begin DATA FOR PROCESSING

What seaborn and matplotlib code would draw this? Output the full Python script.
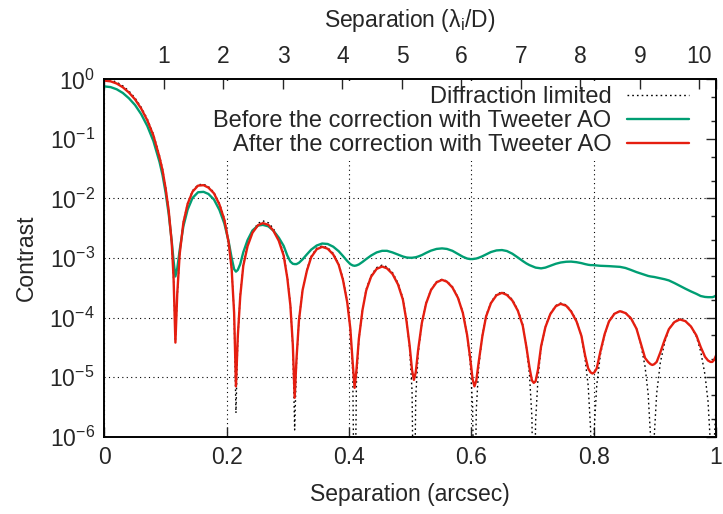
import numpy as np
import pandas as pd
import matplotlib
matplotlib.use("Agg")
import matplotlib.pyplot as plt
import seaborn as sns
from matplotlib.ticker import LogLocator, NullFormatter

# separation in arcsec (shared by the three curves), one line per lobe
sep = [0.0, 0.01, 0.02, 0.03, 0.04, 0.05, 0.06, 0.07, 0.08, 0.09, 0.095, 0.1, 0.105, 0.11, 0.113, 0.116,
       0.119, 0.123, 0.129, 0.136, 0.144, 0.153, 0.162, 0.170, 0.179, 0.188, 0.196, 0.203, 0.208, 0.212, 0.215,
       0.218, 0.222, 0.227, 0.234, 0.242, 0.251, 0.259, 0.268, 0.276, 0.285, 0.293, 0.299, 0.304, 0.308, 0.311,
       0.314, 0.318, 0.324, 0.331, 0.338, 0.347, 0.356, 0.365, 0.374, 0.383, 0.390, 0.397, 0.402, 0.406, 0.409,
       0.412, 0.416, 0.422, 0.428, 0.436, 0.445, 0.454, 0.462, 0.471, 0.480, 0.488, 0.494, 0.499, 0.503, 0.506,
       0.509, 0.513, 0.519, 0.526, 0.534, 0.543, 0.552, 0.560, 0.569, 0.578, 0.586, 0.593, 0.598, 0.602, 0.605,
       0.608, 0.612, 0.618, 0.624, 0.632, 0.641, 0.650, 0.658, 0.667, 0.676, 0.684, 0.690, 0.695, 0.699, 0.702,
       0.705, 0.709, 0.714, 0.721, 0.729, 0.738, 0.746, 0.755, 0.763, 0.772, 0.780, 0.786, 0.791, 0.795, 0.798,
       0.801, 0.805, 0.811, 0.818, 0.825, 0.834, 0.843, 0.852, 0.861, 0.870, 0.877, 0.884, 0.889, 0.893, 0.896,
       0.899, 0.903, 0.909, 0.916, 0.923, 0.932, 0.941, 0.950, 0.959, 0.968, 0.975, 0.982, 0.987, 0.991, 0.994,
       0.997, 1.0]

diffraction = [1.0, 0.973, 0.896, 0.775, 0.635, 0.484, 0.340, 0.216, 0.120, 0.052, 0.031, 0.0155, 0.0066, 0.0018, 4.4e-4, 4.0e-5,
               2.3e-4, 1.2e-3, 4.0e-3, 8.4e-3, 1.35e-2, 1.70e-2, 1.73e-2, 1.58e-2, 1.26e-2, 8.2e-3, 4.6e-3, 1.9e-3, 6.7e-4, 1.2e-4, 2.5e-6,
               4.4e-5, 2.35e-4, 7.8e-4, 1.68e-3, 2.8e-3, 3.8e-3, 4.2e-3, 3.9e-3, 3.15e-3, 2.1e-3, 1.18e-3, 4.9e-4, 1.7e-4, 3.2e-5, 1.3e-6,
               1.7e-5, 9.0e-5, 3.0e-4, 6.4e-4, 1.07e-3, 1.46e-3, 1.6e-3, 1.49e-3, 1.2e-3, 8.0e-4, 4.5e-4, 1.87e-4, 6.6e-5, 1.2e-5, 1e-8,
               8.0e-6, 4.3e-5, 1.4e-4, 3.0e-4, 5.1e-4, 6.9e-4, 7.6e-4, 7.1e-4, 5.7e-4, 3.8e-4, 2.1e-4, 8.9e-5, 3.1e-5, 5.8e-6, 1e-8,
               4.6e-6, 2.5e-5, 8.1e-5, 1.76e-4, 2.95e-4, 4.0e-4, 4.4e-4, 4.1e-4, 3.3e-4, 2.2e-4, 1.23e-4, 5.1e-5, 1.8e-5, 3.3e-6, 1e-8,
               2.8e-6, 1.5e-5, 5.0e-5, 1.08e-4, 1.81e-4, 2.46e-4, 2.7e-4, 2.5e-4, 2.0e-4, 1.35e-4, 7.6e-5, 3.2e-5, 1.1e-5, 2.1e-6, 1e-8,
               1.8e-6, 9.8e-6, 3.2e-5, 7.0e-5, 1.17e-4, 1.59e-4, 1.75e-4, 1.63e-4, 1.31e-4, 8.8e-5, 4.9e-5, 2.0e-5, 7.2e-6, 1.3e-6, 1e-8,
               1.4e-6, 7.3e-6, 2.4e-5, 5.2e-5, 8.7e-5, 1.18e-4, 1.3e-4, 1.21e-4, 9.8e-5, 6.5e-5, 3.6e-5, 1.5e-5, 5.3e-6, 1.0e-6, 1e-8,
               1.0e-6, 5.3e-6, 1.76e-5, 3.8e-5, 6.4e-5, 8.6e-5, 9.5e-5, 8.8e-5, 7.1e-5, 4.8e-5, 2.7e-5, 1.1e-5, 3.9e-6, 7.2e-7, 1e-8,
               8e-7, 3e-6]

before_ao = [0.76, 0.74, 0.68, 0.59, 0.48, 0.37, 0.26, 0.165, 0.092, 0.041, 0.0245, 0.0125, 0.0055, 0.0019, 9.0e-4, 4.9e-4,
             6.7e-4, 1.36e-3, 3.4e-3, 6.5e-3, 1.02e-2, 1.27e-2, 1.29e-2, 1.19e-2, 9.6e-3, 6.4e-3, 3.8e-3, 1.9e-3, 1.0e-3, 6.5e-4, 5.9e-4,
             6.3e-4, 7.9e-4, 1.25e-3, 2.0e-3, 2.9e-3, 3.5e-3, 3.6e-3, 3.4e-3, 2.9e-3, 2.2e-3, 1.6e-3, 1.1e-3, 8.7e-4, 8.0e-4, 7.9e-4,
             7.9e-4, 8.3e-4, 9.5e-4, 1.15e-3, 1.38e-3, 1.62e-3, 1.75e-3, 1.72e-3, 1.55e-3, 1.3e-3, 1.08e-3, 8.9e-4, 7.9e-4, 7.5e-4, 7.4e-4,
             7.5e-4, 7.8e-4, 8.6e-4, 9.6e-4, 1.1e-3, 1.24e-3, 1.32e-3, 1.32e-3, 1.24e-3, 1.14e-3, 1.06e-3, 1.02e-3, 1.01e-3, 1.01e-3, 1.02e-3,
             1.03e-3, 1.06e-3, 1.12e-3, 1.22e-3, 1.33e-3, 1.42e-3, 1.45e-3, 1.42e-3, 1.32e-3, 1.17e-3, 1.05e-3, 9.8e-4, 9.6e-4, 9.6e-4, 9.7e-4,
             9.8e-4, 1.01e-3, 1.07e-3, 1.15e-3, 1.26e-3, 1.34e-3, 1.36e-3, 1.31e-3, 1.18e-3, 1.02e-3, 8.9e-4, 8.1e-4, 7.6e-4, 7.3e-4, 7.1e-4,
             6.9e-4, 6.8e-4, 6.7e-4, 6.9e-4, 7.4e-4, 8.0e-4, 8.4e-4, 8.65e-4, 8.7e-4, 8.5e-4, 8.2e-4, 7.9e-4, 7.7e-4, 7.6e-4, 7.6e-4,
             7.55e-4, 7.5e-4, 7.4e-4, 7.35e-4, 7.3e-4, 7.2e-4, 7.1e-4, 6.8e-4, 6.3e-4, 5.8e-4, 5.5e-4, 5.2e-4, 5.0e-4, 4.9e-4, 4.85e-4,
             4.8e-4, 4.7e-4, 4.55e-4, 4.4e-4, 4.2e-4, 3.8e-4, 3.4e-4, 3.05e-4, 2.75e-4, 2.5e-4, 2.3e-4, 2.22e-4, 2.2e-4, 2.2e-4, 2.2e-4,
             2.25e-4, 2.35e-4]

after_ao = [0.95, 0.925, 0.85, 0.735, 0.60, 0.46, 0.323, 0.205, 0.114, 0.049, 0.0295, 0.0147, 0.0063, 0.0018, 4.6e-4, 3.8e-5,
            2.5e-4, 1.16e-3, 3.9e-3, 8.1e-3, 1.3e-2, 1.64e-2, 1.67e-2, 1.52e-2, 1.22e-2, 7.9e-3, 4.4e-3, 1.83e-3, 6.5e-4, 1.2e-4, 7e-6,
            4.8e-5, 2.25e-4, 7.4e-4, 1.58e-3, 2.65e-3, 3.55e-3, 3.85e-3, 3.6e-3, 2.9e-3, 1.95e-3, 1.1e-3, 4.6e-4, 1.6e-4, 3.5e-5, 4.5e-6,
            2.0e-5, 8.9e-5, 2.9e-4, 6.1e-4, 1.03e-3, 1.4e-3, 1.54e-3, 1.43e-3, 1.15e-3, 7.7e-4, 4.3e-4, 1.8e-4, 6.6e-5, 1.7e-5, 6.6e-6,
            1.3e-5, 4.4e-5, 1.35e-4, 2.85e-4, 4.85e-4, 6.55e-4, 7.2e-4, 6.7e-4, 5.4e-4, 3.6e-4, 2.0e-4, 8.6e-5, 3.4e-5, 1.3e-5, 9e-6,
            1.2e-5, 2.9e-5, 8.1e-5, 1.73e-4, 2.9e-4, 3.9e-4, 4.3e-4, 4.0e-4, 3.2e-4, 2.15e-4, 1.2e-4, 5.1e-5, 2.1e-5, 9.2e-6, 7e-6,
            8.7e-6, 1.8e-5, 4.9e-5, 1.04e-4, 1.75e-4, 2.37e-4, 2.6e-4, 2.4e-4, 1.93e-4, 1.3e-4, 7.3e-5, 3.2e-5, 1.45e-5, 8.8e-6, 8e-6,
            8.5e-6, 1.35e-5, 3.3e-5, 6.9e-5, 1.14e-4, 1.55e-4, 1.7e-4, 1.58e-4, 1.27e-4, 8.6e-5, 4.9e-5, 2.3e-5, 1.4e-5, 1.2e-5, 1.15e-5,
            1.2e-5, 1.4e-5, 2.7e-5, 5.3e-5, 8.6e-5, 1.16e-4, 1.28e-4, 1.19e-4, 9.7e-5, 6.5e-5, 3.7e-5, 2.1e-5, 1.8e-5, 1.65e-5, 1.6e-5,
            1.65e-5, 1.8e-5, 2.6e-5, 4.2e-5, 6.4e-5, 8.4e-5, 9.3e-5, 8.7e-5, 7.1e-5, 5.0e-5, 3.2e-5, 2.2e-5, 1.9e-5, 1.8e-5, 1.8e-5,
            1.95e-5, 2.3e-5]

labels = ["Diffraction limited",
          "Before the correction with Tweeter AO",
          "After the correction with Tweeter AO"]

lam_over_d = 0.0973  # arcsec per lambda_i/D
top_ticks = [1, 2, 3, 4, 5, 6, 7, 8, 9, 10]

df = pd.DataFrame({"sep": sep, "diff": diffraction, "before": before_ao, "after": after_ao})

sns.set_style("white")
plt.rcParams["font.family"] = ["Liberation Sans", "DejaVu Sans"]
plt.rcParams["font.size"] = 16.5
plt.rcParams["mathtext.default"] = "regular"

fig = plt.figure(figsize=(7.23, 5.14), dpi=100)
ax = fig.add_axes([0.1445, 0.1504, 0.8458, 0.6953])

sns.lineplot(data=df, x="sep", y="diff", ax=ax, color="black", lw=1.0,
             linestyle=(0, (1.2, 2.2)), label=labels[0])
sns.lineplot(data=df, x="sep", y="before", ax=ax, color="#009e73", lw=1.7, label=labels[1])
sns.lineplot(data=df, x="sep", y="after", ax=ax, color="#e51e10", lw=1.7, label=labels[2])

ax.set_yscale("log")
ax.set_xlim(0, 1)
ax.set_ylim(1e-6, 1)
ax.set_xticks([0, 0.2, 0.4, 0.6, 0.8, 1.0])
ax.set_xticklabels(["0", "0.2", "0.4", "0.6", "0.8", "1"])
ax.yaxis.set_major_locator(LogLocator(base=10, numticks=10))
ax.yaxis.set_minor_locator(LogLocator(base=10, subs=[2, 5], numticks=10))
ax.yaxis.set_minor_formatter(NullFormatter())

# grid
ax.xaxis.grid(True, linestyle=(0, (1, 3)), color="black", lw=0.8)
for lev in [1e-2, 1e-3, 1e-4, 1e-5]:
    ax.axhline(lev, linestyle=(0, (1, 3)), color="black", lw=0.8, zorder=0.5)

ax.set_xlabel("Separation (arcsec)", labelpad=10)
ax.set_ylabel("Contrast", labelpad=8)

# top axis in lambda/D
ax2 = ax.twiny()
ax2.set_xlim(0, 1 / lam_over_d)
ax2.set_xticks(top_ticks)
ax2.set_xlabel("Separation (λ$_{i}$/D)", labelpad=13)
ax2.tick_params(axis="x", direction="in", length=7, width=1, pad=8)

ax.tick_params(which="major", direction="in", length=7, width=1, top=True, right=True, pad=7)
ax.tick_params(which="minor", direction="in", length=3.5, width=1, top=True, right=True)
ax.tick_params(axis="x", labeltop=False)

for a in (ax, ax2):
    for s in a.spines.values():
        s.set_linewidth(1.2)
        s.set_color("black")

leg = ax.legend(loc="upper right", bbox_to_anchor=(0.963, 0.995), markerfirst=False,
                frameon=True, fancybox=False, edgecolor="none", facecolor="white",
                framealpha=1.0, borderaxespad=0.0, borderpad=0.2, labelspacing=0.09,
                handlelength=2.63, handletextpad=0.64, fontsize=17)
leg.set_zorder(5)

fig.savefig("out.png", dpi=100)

end DATA FOR PROCESSING
begin DATA FOR PROCESSING

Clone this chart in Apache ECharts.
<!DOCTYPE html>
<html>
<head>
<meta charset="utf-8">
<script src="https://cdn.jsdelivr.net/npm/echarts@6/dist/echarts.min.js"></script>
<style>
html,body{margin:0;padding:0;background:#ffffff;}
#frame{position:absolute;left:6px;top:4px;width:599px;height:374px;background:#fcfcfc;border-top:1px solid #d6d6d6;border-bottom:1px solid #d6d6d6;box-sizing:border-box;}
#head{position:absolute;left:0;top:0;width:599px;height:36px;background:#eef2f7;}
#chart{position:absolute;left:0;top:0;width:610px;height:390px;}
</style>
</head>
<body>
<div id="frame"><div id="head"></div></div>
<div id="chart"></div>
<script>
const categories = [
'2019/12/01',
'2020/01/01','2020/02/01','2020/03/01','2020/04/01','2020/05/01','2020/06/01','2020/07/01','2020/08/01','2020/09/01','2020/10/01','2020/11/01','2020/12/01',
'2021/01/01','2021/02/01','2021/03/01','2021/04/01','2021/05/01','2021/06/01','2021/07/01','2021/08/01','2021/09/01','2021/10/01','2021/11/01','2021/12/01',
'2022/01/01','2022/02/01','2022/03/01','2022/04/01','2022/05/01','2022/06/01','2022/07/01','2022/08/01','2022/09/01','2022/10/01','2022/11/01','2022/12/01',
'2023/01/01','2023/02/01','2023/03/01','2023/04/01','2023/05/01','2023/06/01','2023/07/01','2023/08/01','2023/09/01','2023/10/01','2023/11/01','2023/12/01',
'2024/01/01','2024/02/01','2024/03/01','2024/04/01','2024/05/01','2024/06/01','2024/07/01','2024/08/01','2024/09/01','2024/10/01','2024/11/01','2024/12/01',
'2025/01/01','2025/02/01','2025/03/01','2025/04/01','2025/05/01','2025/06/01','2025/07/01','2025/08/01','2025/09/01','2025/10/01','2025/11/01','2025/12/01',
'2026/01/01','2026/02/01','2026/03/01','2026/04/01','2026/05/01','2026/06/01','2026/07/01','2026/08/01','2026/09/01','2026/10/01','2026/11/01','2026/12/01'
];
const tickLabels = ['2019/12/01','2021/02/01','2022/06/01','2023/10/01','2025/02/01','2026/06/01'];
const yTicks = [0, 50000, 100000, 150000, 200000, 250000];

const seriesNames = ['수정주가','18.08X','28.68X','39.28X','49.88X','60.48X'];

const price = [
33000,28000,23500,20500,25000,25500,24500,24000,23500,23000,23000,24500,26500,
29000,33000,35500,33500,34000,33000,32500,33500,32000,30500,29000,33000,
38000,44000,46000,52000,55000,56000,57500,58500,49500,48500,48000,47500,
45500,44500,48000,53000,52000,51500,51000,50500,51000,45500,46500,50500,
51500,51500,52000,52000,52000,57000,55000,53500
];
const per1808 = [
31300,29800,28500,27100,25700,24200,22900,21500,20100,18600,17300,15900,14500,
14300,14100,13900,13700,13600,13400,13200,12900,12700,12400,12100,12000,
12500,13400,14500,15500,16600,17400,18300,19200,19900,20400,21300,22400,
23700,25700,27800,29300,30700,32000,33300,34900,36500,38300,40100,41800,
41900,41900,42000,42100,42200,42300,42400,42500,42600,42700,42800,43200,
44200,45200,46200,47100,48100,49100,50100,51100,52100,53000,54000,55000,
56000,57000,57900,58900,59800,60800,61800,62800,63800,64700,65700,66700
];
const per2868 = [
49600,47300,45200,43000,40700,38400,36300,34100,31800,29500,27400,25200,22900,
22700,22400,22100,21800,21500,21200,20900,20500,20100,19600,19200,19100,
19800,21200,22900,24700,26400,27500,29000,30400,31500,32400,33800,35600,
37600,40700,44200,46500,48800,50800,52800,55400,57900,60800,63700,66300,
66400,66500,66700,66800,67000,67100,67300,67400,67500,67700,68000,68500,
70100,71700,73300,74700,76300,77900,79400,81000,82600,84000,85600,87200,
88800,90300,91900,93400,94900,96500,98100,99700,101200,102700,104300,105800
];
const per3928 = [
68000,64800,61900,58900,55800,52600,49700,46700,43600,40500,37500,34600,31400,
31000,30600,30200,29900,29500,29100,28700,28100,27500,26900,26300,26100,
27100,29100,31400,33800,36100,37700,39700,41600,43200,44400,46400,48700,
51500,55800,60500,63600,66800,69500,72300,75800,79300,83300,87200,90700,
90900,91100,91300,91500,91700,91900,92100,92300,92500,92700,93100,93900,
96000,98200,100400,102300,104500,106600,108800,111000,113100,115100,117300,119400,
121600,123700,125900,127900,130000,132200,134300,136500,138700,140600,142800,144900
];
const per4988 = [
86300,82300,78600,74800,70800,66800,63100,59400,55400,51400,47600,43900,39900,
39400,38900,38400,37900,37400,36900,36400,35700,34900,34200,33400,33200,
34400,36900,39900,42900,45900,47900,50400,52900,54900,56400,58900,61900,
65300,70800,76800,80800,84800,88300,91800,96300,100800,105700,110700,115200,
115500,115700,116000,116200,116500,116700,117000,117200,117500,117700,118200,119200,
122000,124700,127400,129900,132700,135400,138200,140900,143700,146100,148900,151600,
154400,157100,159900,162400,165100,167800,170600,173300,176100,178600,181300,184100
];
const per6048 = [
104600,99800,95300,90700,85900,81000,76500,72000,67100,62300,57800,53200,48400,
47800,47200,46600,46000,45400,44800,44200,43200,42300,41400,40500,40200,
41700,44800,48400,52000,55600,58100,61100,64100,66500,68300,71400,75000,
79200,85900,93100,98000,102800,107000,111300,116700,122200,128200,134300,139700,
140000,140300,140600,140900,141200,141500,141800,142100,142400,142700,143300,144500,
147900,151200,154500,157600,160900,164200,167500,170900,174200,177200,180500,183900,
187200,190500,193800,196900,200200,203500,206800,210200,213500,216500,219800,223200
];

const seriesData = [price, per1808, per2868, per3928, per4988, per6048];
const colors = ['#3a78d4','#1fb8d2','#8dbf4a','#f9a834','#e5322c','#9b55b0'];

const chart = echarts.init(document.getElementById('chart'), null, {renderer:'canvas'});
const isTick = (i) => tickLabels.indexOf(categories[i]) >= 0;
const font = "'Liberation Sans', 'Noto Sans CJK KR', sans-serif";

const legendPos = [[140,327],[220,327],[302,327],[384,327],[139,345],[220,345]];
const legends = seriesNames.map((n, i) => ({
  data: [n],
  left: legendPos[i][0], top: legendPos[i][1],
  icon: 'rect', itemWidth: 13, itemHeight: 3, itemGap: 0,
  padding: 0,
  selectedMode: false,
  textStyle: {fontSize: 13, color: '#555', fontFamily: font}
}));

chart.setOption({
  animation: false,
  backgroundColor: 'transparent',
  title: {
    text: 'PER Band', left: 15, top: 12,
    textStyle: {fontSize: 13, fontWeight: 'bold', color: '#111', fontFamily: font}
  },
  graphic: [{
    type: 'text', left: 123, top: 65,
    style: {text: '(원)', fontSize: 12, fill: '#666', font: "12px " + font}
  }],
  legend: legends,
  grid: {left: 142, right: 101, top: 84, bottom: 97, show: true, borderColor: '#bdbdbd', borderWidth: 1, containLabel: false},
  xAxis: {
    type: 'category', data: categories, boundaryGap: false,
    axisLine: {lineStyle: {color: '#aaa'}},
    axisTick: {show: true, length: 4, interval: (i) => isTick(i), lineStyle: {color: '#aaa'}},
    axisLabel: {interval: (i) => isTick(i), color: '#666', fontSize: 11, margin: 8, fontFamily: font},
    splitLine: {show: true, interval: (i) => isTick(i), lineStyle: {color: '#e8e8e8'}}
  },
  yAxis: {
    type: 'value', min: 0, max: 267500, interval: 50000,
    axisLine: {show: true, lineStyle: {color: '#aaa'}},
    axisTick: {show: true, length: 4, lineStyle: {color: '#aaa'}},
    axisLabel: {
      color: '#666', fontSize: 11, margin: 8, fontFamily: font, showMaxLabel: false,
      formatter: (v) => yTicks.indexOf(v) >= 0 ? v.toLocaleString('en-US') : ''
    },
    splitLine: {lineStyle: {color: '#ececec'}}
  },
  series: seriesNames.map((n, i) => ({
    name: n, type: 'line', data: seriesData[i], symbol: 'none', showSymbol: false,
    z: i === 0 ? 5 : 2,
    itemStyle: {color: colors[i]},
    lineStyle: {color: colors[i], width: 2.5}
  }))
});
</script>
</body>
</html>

end DATA FOR PROCESSING

* _EXERCISE REQUIREMENTS_:
From the records above, quote word for word only the lines beginning at the line that has "What seaborn and" and stopping after the line that has "0.997, 1.0]". Omit the pictures.

* _RESULT BELOW_:
What seaborn and matplotlib code would draw this? Output the full Python script.
import numpy as np
import pandas as pd
import matplotlib
matplotlib.use("Agg")
import matplotlib.pyplot as plt
import seaborn as sns
from matplotlib.ticker import LogLocator, NullFormatter

# separation in arcsec (shared by the three curves), one line per lobe
sep = [0.0, 0.01, 0.02, 0.03, 0.04, 0.05, 0.06, 0.07, 0.08, 0.09, 0.095, 0.1, 0.105, 0.11, 0.113, 0.116,
       0.119, 0.123, 0.129, 0.136, 0.144, 0.153, 0.162, 0.170, 0.179, 0.188, 0.196, 0.203, 0.208, 0.212, 0.215,
       0.218, 0.222, 0.227, 0.234, 0.242, 0.251, 0.259, 0.268, 0.276, 0.285, 0.293, 0.299, 0.304, 0.308, 0.311,
       0.314, 0.318, 0.324, 0.331, 0.338, 0.347, 0.356, 0.365, 0.374, 0.383, 0.390, 0.397, 0.402, 0.406, 0.409,
       0.412, 0.416, 0.422, 0.428, 0.436, 0.445, 0.454, 0.462, 0.471, 0.480, 0.488, 0.494, 0.499, 0.503, 0.506,
       0.509, 0.513, 0.519, 0.526, 0.534, 0.543, 0.552, 0.560, 0.569, 0.578, 0.586, 0.593, 0.598, 0.602, 0.605,
       0.608, 0.612, 0.618, 0.624, 0.632, 0.641, 0.650, 0.658, 0.667, 0.676, 0.684, 0.690, 0.695, 0.699, 0.702,
       0.705, 0.709, 0.714, 0.721, 0.729, 0.738, 0.746, 0.755, 0.763, 0.772, 0.780, 0.786, 0.791, 0.795, 0.798,
       0.801, 0.805, 0.811, 0.818, 0.825, 0.834, 0.843, 0.852, 0.861, 0.870, 0.877, 0.884, 0.889, 0.893, 0.896,
       0.899, 0.903, 0.909, 0.916, 0.923, 0.932, 0.941, 0.950, 0.959, 0.968, 0.975, 0.982, 0.987, 0.991, 0.994,
       0.997, 1.0]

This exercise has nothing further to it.